それ以外は、おそらく毒がないものでしょう。しかし、食べて美味しいきのこも、また約1割くらいと考えられます。
フーおやじ・・・ 「なるほど」 
木野・虎鳥さん・・・・ 「また、現在でも、食用きのこの知識というものは、集団の文化として代々伝授されるものです。ある特定の地域に限定すると、食用の対象となるきのこの種類は、かなり厳密に決まっており保守的です。
 千葉県では、ハツタケ、アミタケ、ショウロなどを、おそらく江戸時代以来食用としていますが、それ以外はあまり食欲の対象としません。また、千葉県の山の方へいくと、ある種のホウキタケ属のものが食用として加わります。これは、食用の対象とするきのこが、その土地の文化として決まっているということです。
 そしてその情報は、本や巻物で伝えるものではなく、祖父母にきのこ狩りにつれていってもらい、肉親などの特定のグループから直接伝授される知識です。
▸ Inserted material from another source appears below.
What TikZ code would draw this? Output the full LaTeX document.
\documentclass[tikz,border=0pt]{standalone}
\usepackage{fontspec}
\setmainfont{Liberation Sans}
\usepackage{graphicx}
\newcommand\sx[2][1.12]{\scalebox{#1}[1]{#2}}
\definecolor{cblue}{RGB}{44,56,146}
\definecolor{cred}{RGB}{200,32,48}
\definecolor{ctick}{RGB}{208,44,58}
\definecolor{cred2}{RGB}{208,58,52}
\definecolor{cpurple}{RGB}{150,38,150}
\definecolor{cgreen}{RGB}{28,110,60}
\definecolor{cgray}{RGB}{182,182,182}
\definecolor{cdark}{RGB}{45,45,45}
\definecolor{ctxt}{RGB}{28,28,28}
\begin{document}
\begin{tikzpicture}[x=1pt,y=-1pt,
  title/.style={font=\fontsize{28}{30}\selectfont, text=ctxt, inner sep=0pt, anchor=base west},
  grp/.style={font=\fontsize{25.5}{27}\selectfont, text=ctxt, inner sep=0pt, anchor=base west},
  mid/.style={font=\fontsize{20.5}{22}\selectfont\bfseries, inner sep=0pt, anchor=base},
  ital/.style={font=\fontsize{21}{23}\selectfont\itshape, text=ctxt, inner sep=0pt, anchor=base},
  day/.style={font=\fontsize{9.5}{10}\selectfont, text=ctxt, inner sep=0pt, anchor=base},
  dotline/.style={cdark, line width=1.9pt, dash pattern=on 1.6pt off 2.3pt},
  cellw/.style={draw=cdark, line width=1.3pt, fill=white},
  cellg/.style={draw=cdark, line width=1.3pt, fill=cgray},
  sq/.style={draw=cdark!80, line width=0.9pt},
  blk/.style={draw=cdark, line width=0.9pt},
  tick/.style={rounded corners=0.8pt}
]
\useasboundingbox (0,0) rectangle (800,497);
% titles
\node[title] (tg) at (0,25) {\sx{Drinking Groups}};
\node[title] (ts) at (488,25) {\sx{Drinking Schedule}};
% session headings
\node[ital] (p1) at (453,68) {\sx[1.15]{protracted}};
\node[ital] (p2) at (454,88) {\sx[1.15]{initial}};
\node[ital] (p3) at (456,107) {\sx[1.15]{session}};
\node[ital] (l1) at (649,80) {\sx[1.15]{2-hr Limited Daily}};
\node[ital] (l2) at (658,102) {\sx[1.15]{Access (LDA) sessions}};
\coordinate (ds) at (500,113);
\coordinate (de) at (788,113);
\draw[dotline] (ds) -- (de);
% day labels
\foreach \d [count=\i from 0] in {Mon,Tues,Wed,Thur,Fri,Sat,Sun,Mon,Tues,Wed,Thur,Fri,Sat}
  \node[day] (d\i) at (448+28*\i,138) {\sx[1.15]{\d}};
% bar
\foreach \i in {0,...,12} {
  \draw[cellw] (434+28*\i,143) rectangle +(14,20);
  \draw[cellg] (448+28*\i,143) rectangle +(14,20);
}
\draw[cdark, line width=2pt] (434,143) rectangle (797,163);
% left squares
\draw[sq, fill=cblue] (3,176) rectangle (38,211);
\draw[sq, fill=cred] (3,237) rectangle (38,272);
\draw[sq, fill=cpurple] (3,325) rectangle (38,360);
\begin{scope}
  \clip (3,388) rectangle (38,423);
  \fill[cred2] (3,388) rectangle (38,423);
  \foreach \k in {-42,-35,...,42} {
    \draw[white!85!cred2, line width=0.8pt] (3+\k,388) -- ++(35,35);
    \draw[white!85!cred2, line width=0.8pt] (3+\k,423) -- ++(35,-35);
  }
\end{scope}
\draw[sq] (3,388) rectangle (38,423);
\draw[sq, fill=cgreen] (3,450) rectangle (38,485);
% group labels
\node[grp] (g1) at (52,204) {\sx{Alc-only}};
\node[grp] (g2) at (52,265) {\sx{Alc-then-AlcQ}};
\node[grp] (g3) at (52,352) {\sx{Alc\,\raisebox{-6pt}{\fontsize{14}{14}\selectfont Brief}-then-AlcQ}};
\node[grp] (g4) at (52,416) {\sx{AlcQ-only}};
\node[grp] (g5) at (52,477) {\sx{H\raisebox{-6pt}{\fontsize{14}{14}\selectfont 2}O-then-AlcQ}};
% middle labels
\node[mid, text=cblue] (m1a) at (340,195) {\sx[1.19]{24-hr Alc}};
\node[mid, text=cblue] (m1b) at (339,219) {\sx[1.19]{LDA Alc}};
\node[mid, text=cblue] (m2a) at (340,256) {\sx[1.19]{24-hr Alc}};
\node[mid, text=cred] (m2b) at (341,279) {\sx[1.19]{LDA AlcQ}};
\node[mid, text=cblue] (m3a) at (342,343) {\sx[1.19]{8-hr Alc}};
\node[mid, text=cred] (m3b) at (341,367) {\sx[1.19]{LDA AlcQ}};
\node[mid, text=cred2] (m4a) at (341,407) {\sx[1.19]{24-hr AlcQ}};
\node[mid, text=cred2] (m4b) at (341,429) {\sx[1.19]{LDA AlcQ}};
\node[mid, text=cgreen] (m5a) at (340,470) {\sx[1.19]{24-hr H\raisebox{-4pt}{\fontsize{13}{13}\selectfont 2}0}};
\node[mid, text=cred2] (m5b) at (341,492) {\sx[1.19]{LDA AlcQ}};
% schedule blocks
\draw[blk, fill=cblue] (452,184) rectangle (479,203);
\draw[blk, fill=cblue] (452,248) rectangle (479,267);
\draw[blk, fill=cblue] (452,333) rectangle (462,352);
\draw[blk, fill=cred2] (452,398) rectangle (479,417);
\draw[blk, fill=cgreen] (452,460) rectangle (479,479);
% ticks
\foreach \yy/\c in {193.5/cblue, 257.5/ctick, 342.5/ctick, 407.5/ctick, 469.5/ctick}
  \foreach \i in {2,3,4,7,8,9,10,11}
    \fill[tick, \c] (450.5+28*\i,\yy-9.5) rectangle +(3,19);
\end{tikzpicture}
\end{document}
 あるきのこを食べてうまかった、あるいは、ひどい目にあった、ということが、代々、体験談として伝わったものだと思います。
 この知識の伝達の仕組みは、文字を使わない伝授の方法で、縄文時代と変わらない方法でしょう。
 そして、現在でも、毒きのこは人が食べて初めてわかるものです。科学的に分析されて、判明した毒きのこはほとんどありません。経験によって毒と判明するのが毒きのこです。
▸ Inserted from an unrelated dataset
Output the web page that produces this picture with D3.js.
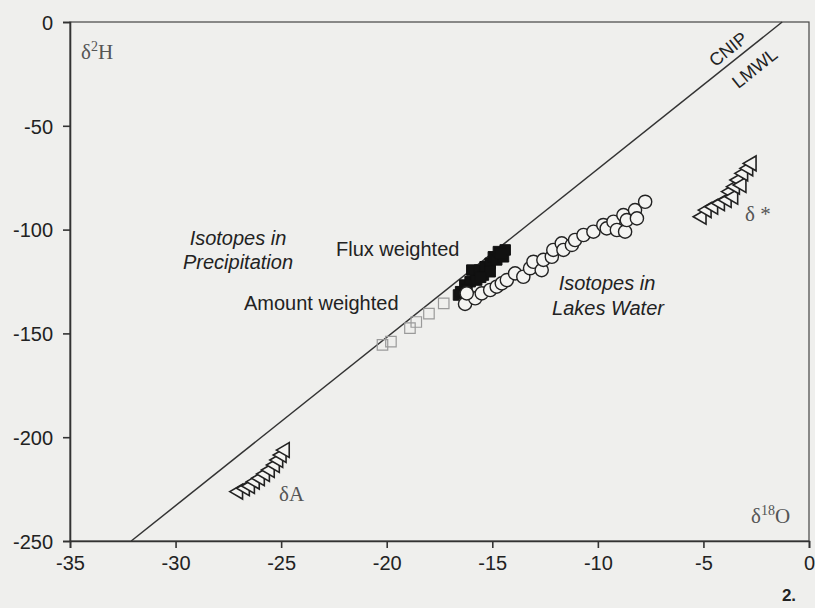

 毒きのこの判別方法は、縄文も現在もかわりがなく、人が食べて初めてわかるのが、毒きのこであり、また旨いきのこなのです。そんな文化の継承が縄文時代にもあったのでしょう。」
 <千葉県人伝承の3大きのこ>
 ハツタケ
2003年11月3日 鴨川市清澄山
 アミタケ
1993年5月9日,山武郡蓮沼村
アカマツなどの松林に多いきのこです。
 ショウロ
現在では,千葉県指定の絶滅危惧種.
1992年5月22日,長生郡一宮町.
フーおやじ・・・ 「千葉県の伝承きのことは初めて聞きますね。千葉県への移住人なので、知りませんでした。 画像で見ると、3つとも人相が悪くて、野外で見たら、毒きのこかなと思ってしまいますね。」
木野・虎鳥さん・・・・「今でもきのこ狩りは、狩りというくらいで、経験と勘、そしてちょっとした運が試される、一発勝負の事業です。
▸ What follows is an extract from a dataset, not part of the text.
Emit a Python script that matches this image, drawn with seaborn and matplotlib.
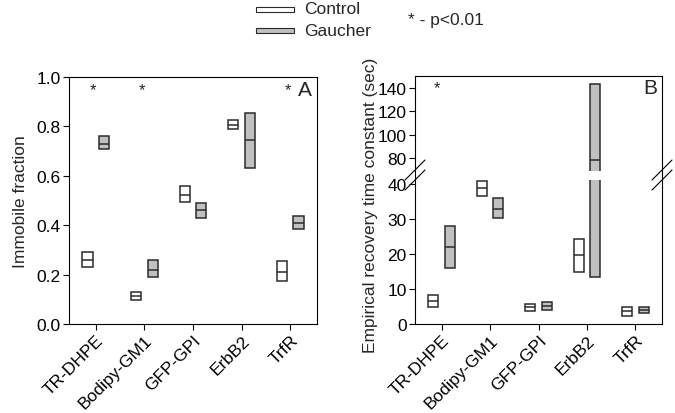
import matplotlib.pyplot as plt
import seaborn as sns
from matplotlib.lines import Line2D
from matplotlib.patches import Rectangle

# %% data
categories = ["TR-DHPE", "Bodipy-GM1", "GFP-GPI", "ErbB2", "TrfR"]

# immobile fraction (panel A): low / median / high
imm_ctrl_low = [0.23, 0.096, 0.495, 0.789, 0.176]
imm_ctrl_med = [0.26, 0.112, 0.523, 0.806, 0.21]
imm_ctrl_high = [0.29, 0.128, 0.56, 0.824, 0.255]
imm_gau_low = [0.71, 0.19, 0.43, 0.633, 0.383]
imm_gau_med = [0.73, 0.22, 0.46, 0.745, 0.41]
imm_gau_high = [0.76, 0.26, 0.488, 0.855, 0.438]

# recovery time constant (panel B), sec
tau_ctrl_low = [4.9, 36.7, 3.6, 14.9, 2.4]
tau_ctrl_med = [6.7, 38.9, 4.8, 19.7, 3.6]
tau_ctrl_high = [8.4, 40.9, 5.75, 24.4, 4.9]
tau_gau_low = [15.9, 30.2, 4.1, 13.5, 3.2]
tau_gau_med = [21.9, 33.0, 5.25, 78.8, 4.1]
tau_gau_high = [28.0, 36.2, 6.2, 143.6, 4.9]

signif_A = ["TR-DHPE", "Bodipy-GM1", "TrfR"]
signif_B = ["TR-DHPE"]

# %% style
sns.set_theme(style="ticks")
plt.rcParams["font.family"] = ["Liberation Sans", "DejaVu Sans"]
plt.rcParams["font.size"] = 12

ctrl_color = "#ffffff"
gau_color = "#c0c0c0"
edge = "#2b2b2b"
offset = 0.17
width = 0.21
W, H = 675, 414

fig = plt.figure(figsize=(6.75, 4.14), dpi=100)


def fig_box(x0, y0, x1, y1):
    # pixel box (top-left origin) to figure fraction rect
    return [x0 / W, 1 - y1 / H, (x1 - x0) / W, (y1 - y0) / H]


def draw_boxes(ax, low, med, high, color, shift):
    xs = [i + 1 + shift for i in range(len(categories))]
    heights = [h - l for l, h in zip(low, high)]
    ax.bar(xs, heights, bottom=low, width=width, color=color,
           edgecolor=edge, linewidth=1.1)
    ax.hlines(med, [x - width / 2 for x in xs], [x + width / 2 for x in xs],
              color=edge, linewidth=1.1)


def style_ax(ax):
    ax.set_xlim(0.45, 5.55)
    ax.tick_params(direction="out", length=4, width=0.8, colors="black",
                   labelsize=12.5, pad=2)
    for s in ax.spines.values():
        s.set_color("black")
        s.set_linewidth(0.8)


# %% panel A
axA = fig.add_axes(fig_box(69, 78, 317, 325))
draw_boxes(axA, imm_ctrl_low, imm_ctrl_med, imm_ctrl_high, ctrl_color, -offset)
draw_boxes(axA, imm_gau_low, imm_gau_med, imm_gau_high, gau_color, offset)
style_ax(axA)
axA.set_ylim(0, 1.0)
axA.set_yticks([0, 0.2, 0.4, 0.6, 0.8, 1.0])
axA.set_yticklabels(["0.0", "0.2", "0.4", "0.6", "0.8", "1.0"])
axA.set_xticks(range(1, 6))
axA.set_xticklabels(categories, rotation=45, ha="right", rotation_mode="anchor")
axA.set_ylabel("Immobile fraction", fontsize=12.5, labelpad=6)
for c in signif_A:
    axA.text(categories.index(c) + 0.95, 0.95, "*", ha="center", va="center", fontsize=12)
axA.text(5.3, 0.95, "A", ha="center", va="center", fontsize=15)

# %% panel B (broken axis)
axBt = fig.add_axes(fig_box(415, 77, 662, 171.7))
axBb = fig.add_axes(fig_box(415, 180.7, 662, 325))
for ax in (axBt, axBb):
    draw_boxes(ax, tau_ctrl_low, tau_ctrl_med, tau_ctrl_high, ctrl_color, -offset)
    draw_boxes(ax, tau_gau_low, tau_gau_med, tau_gau_high, gau_color, offset)
    style_ax(ax)
    ax.set_xticks(range(1, 6))

axBt.set_ylim(69.5, 150)
axBt.set_yticks([80, 100, 120, 140])
axBt.spines["bottom"].set_visible(False)
axBt.tick_params(axis="x", bottom=False, labelbottom=False)
axBb.set_ylim(0, 41.3)
axBb.set_yticks([0, 10, 20, 30, 40])
axBb.spines["top"].set_visible(False)
axBb.set_xticklabels(categories, rotation=45, ha="right", rotation_mode="anchor")

for c in signif_B:
    axBt.text(categories.index(c) + 0.9, 140, "*", ha="center", va="center", fontsize=12)
axBt.text(5.3, 140, "B", ha="center", va="center", fontsize=15)

fig.text(370 / W, 1 - 205 / H, "Empirical recovery time constant (sec)",
         rotation=90, ha="center", va="center", fontsize=12.5)

# spine joins and break marks
for xs in (415, 662):
    fig.add_artist(Line2D([xs / W, xs / W], [1 - 171.7 / H, 1 - 180.7 / H],
                          color="black", linewidth=0.8))
    for dy in (0, 10):
        fig.add_artist(Line2D([(xs - 10) / W, (xs + 10) / W],
                              [1 - (181 + dy) / H, 1 - (161 + dy) / H],
                              color="black", linewidth=0.8))

# %% legend
for y, col, lab in [(10, ctrl_color, "Control"), (31, gau_color, "Gaucher")]:
    fig.add_artist(Rectangle((256 / W, 1 - (y + 2.5) / H), 38 / W, 5 / H,
                             facecolor=col, edgecolor=edge, linewidth=0.8,
                             transform=fig.transFigure))
    fig.text(304 / W, 1 - y / H, lab, ha="left", va="center", fontsize=12.5)
fig.text(408 / W, 1 - 20 / H, "* - p<0.01", ha="left", va="center", fontsize=12.5)

plt.savefig("out.png", dpi=100)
 農耕という文化が持っている、毎日同じことを繰り返すことが美徳とされる「勤勉」とは、対極にある行為です。
 狩猟採集が、人間にとって大きな役割を果たしていた時代、勤勉ではないが、妙に獣狩りやきのこ狩りが得意だった人達が大いに評価された時代があったことでしょう。
 時代が変わり、縄文のある時期から農耕の時代となりました。農耕は、きのこ狩りなどよりも、もっと大きな収穫が期待される事業です。しかし同時に「勤勉」の時代となったのです。
 きのこ狩り的な一発勝負屋は、「勤勉」の時代にはあまり評価されなくなり、同時に、きのこの収穫物もあまり評価されなくなったのではないでしょうか。きのこが土製品として出土しなくなった時代というのは、そんな時代の移り変わりを示しているように思えてなりません。
フーおやじ・・・ 「えらく残念そうですね。なにかトラウマでも?」
木野・虎鳥さん・・・・「生来勤勉とはほど遠い、ただのきのこ好きの私としては、きのこ形土製品に思いをめぐらすと、時代と共に消えた一発勝負屋の悲哀を、ひしひしと感じるのであります。」
フーおやじ+堀太郎 ・・・ 「きのこ狩りも文化だ、狩猟民の理想像など、柳田国男の本に出てきそうな話でしたね。縄文人へのイメージが豊かになりました。